In case the nations’ leaders won’t take on the project immediately, we might need to take on the explorations first, in our homes, our communities, our states. Remembering all the time not to ignore our own dances in the excitement of dancing with the group, but rather to nurture and cultivate those individual dances and the dances we do with our family members, friends, coworkers, creatures, elements and spirit around us. Everyone and everything can be a potential partner. Let’s seek as many as we can and continue to learn about our world, human and not human.

I think again of the words of Barbara Mettler, words which seemed very bold when I first read them, but which now seem tame:

A group of dancers who meet regularly over a period of time, pursuing the common goal of practicing dance as a free creative art activity on an ever higher artistic level, can become a creative force helping to counteract the disintegrating forces in daily life.

By using the common language of movement and by building up common experiences, the group becomes more and more capable of expressing unified feeling and creating collective dance art works while retaining the freedom of the individual.

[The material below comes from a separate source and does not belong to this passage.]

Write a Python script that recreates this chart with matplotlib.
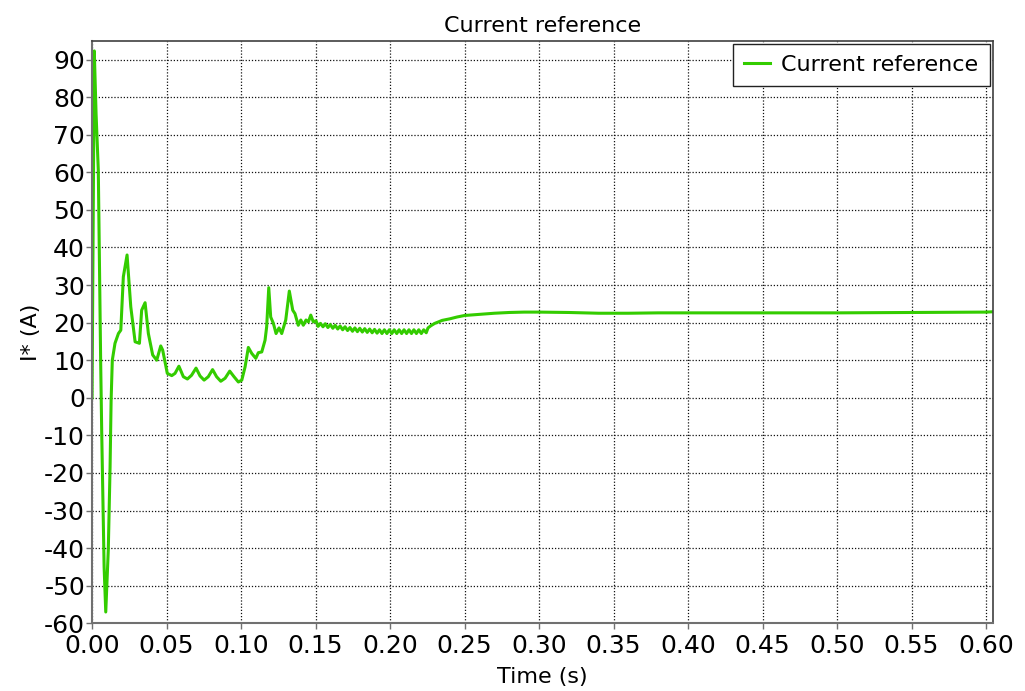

The purity of the art experience can set standards for purity in daily life and, although the life of every group member may take a different form outside the studio, all are united in a kind of creative work which cannot fail to be a positive and integrating factor in the cultural life of our time.

Dance and sing the world awake, the body alive. It’s the work and play we were put on the planet to explore and enjoy. It’s the energy of creation and it may be our saving grace.

"We dance not only for ourselves, but for the good of the people."